Je prends donc cet engagement : le Gouvernement accompagnera les initiatives qui permettront d’aller dans le bon sens, celui d’une gouvernance plus claire et plus transparente de l’eau.
Je forme le vœu qu’un opérateur unique soit installé pour septembre 2021. Je sais que des initiatives législatives font actuellement l’objet de réflexions actives : je pense à la proposition de loi dite « Benin-Théophile », du nom de la députée et du sénateur qui tentent en ce moment même d’imaginer les contours d’un tel syndicat unique. Je ne veux pas préempter les débats parlementaires qui pourraient avoir lieu ; en tout cas, cette proposition est plus qu’intéressante : elle mérite d’être largement accompagnée, à titre de moyen, parmi d’autres, d’atteindre notre objectif.
J’ai par ailleurs indiqué dans la presse locale que, évidemment, si d’autres moyens que la loi pouvaient y pourvoir, et à condition que toutes les intercommunalités du territoire soient couvertes, il serait possible de procéder autrement et mieux que par la loi.

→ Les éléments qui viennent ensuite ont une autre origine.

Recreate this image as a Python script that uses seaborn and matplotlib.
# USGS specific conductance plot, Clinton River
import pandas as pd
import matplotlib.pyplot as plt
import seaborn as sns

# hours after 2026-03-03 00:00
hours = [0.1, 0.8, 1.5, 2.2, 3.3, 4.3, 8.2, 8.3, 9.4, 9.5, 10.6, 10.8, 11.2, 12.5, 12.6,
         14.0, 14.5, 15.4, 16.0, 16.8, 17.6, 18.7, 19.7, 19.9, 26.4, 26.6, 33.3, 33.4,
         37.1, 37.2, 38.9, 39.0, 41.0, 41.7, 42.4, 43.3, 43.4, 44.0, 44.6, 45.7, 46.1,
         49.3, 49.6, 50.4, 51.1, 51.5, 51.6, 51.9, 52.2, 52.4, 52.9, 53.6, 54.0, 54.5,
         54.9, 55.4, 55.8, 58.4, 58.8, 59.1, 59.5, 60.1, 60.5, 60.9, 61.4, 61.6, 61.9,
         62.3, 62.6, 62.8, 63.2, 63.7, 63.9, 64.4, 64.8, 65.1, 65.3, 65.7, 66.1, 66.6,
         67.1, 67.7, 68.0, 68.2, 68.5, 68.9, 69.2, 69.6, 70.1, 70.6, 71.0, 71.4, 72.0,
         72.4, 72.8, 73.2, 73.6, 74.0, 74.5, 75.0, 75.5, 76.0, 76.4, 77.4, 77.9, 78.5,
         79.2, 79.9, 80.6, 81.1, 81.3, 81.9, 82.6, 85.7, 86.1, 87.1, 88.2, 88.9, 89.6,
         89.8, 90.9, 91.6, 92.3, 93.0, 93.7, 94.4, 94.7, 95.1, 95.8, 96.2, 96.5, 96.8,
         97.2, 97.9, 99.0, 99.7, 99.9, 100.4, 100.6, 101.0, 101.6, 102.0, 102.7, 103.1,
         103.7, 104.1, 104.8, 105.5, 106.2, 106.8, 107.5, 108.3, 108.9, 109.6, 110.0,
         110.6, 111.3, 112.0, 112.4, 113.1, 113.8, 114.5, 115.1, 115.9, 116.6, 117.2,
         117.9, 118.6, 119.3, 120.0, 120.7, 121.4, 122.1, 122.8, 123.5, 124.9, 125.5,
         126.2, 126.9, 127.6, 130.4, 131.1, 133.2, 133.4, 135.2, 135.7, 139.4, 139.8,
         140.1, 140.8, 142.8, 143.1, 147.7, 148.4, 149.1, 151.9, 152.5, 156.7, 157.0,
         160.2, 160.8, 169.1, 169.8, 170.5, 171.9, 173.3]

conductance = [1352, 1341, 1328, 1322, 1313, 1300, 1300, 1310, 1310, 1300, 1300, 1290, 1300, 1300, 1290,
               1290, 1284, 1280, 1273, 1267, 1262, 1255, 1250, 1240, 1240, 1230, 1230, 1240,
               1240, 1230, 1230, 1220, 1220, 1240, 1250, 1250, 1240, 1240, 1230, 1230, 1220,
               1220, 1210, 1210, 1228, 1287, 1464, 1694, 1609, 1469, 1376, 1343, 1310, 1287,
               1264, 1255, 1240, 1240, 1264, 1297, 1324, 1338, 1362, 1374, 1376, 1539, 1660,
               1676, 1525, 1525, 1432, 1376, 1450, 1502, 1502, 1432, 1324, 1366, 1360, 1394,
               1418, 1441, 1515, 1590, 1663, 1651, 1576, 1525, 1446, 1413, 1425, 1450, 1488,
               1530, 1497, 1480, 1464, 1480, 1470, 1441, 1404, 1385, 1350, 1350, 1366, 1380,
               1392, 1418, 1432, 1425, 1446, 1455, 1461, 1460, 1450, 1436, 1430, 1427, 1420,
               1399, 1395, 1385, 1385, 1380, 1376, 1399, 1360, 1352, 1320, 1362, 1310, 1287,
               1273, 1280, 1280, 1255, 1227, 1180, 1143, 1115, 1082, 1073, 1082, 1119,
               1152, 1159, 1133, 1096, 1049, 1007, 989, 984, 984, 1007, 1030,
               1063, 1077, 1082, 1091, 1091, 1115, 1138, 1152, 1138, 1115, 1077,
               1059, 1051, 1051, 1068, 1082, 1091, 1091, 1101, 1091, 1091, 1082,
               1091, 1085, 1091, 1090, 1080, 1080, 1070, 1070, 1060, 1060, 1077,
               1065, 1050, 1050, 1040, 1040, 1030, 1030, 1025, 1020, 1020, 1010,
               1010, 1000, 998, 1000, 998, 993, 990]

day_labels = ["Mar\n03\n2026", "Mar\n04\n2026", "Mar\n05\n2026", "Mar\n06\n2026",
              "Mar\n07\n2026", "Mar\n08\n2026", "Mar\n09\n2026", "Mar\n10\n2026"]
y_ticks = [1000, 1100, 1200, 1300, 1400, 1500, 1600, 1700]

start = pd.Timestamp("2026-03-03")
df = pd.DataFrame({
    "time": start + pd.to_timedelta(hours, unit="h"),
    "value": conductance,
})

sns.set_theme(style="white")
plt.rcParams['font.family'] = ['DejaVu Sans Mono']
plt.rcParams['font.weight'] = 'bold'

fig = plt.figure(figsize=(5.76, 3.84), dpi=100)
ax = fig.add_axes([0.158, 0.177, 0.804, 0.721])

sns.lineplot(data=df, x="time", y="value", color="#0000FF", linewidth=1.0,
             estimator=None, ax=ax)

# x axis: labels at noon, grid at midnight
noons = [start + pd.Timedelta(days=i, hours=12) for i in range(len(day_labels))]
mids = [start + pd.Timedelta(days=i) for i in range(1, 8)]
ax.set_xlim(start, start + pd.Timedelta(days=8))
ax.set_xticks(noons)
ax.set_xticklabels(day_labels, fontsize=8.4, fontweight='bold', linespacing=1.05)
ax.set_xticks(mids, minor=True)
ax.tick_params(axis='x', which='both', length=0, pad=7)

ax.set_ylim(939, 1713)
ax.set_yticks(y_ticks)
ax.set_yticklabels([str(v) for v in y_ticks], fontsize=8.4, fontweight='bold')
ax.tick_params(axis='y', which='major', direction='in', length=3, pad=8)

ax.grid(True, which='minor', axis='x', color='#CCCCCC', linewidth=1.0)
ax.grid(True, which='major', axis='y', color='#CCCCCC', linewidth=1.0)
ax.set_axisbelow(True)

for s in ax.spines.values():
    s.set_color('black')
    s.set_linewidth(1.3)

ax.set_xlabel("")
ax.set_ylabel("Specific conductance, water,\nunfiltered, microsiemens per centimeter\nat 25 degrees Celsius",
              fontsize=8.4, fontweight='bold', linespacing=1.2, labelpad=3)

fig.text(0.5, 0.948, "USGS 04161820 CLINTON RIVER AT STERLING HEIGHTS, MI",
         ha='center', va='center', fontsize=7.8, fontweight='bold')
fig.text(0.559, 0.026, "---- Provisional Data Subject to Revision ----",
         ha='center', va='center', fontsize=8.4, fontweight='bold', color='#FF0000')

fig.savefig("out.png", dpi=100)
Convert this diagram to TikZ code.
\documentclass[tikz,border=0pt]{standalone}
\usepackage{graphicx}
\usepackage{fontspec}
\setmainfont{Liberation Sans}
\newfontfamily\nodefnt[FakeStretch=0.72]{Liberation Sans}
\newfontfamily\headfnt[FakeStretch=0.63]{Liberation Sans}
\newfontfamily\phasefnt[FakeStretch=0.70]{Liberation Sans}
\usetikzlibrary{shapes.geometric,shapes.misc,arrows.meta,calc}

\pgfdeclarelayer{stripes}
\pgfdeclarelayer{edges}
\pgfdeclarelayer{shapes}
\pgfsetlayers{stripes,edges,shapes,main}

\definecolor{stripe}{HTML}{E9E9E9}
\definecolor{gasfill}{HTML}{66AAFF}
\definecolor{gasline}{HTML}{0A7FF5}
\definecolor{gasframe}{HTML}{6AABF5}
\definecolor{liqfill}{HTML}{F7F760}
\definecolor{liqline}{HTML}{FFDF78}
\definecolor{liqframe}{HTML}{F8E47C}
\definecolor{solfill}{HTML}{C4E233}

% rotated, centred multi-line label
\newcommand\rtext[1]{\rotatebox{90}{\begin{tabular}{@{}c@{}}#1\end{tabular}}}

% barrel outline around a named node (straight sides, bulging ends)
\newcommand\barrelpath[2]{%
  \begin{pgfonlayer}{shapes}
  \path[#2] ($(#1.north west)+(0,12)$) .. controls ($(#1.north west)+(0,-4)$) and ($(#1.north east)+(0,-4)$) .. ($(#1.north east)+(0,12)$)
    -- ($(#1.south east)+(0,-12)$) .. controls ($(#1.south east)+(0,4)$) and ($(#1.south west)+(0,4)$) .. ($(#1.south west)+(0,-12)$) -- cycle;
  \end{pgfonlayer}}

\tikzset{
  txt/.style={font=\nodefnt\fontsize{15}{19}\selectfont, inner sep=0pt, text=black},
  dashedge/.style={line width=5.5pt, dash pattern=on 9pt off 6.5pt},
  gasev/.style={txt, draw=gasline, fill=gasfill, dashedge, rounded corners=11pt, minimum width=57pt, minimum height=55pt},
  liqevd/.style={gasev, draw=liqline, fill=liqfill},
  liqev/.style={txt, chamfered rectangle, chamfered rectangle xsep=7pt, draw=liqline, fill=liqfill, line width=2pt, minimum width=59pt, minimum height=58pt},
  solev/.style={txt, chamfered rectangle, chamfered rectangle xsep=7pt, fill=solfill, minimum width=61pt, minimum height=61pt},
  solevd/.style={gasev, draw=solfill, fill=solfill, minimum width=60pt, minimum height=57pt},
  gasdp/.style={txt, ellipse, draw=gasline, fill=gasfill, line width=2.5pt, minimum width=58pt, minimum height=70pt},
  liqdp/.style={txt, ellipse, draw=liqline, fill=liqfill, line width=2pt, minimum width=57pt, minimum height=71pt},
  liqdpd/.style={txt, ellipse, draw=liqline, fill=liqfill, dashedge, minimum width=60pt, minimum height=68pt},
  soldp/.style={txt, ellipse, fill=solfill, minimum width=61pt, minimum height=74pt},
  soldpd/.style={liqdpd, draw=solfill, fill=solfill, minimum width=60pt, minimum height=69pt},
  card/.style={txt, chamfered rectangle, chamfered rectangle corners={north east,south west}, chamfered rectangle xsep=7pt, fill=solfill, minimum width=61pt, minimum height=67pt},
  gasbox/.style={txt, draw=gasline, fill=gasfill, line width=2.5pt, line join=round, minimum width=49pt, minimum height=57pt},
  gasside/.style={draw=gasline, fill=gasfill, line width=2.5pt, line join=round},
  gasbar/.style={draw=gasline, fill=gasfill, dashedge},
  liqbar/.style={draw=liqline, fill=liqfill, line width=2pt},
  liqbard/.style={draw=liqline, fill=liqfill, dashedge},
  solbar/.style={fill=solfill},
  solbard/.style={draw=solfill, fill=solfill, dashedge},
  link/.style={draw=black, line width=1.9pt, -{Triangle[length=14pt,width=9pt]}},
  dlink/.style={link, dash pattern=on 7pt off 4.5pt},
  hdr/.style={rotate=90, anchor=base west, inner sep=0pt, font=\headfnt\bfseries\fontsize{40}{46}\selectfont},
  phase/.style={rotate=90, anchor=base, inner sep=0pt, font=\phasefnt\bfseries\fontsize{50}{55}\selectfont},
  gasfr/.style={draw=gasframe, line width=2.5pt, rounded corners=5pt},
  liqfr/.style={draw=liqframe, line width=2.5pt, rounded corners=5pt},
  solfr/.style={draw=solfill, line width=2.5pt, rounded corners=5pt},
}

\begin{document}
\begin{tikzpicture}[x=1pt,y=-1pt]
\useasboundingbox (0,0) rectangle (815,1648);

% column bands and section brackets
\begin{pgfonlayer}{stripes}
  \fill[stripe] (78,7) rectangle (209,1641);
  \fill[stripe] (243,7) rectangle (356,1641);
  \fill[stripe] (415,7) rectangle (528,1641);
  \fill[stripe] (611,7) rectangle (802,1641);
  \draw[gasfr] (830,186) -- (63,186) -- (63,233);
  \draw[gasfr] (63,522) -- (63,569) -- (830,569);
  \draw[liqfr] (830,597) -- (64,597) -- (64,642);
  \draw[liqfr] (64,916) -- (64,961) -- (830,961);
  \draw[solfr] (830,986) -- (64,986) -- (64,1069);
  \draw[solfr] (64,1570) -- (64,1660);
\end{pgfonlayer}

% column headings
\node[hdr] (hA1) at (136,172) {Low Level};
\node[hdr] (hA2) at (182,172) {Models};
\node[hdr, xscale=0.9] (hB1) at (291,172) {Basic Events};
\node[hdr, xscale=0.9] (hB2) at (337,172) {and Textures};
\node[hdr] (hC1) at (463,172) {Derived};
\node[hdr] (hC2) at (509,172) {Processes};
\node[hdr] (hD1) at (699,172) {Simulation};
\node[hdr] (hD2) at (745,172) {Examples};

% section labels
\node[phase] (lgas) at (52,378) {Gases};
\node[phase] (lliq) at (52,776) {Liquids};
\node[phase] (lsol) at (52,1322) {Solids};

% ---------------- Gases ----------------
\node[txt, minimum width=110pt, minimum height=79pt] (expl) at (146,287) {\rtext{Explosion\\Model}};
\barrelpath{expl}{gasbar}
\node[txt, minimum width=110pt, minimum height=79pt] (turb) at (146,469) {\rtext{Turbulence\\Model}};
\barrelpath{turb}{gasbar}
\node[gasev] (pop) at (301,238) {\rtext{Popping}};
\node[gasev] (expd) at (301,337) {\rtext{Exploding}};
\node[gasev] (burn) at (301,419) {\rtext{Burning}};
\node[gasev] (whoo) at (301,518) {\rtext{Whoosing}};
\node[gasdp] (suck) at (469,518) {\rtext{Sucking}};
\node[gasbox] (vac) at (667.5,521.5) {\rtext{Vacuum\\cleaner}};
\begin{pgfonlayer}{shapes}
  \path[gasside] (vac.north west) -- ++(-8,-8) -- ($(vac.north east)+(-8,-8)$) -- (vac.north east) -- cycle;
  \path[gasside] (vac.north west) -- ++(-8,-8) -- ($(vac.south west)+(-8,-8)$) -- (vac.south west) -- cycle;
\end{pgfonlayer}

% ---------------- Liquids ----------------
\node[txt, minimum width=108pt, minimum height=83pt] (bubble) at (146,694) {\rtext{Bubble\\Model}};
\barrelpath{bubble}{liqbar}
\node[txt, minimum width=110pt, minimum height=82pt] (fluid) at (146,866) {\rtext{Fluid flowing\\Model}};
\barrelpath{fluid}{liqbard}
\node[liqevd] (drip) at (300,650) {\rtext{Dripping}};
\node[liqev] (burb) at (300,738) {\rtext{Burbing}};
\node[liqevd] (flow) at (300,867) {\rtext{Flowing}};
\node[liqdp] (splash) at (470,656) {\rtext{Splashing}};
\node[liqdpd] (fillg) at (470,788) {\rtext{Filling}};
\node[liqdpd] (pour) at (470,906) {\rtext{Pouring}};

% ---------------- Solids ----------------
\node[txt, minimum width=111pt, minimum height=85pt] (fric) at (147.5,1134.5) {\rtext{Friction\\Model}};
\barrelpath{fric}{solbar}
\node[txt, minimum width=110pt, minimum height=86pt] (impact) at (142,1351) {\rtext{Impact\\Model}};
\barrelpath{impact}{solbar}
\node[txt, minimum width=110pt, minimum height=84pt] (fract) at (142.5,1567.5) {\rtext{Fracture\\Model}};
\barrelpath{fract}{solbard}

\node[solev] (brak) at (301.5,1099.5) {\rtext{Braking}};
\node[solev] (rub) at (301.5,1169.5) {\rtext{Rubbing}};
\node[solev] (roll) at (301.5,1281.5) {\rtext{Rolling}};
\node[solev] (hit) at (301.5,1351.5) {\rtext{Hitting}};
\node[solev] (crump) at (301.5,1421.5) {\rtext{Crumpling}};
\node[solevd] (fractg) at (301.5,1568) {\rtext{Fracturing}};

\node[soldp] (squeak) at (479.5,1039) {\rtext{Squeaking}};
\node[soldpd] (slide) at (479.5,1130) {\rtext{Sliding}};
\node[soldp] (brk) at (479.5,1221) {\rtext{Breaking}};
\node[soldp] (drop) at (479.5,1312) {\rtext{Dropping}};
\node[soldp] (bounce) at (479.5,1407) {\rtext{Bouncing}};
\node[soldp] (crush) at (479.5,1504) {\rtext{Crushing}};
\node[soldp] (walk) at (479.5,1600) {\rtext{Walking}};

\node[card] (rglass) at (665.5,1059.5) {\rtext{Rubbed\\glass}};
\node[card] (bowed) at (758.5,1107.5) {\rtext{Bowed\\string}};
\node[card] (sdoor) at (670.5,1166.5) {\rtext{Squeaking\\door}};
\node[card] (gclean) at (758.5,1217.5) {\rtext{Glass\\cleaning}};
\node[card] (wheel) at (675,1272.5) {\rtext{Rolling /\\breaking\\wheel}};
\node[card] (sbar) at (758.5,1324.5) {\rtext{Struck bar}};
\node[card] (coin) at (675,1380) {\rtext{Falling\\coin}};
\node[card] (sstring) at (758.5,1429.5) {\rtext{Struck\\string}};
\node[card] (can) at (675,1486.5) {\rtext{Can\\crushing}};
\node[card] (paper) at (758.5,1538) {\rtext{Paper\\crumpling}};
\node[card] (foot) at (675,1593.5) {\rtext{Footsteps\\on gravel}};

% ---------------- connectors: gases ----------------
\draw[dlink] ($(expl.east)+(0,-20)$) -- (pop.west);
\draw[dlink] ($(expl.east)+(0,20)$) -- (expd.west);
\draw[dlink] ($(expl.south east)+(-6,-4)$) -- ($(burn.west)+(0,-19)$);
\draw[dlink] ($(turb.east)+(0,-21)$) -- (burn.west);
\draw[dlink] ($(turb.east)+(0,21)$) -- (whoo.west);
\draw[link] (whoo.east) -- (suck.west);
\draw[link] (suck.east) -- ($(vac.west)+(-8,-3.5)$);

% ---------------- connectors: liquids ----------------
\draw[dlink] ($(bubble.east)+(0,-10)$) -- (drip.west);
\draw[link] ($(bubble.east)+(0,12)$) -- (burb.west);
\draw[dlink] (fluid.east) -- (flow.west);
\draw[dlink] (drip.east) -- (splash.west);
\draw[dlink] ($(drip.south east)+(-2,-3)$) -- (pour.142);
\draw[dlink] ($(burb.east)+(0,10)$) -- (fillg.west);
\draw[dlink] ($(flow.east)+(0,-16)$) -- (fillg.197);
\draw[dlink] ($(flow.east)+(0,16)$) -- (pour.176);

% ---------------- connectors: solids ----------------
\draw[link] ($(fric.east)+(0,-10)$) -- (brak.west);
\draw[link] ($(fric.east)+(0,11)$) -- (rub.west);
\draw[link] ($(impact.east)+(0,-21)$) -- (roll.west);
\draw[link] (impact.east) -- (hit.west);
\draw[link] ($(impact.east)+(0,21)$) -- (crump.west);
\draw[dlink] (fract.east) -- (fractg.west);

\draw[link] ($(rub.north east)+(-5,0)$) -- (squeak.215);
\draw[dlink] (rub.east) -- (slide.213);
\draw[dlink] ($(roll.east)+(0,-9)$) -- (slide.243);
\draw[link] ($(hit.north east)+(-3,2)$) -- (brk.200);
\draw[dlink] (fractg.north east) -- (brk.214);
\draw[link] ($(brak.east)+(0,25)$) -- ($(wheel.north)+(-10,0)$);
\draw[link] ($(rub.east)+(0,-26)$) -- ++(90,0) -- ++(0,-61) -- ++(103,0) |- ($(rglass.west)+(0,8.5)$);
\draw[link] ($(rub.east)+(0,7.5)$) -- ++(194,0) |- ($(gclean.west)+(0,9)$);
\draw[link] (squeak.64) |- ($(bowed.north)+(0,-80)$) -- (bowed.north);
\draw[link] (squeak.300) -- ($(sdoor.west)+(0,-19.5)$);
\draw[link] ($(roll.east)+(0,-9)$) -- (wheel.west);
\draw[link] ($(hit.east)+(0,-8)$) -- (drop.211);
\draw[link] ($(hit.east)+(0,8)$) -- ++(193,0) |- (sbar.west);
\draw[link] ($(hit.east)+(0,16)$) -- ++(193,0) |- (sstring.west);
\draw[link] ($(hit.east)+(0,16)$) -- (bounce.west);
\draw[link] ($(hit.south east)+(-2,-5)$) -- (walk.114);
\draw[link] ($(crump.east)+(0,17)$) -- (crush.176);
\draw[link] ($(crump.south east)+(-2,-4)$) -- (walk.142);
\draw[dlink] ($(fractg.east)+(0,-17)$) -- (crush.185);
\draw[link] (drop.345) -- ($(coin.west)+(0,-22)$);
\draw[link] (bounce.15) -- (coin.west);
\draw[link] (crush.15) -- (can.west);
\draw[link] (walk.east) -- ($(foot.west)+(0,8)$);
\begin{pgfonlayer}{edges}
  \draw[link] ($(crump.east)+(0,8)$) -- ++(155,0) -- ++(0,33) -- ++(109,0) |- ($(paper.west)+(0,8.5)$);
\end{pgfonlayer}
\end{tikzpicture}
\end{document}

Au moment où nous parlons, la loi me semble malgré tout tenir largement la corde. J’accompagnerai en tout cas la proposition de la députée Benin et du sénateur Théophile, parce qu’elle promet une avancée majeure.
Ce sujet occupe largement la vie publique et politique guadeloupéenne ; je me suis donc permis, ici, au Sénat, d’être long, monsieur le président, afin d’être entendu aussi à l’extérieur.
Le Gouvernement demande donc le retrait de cet amendement, faute de quoi il émettrait un avis défavorable.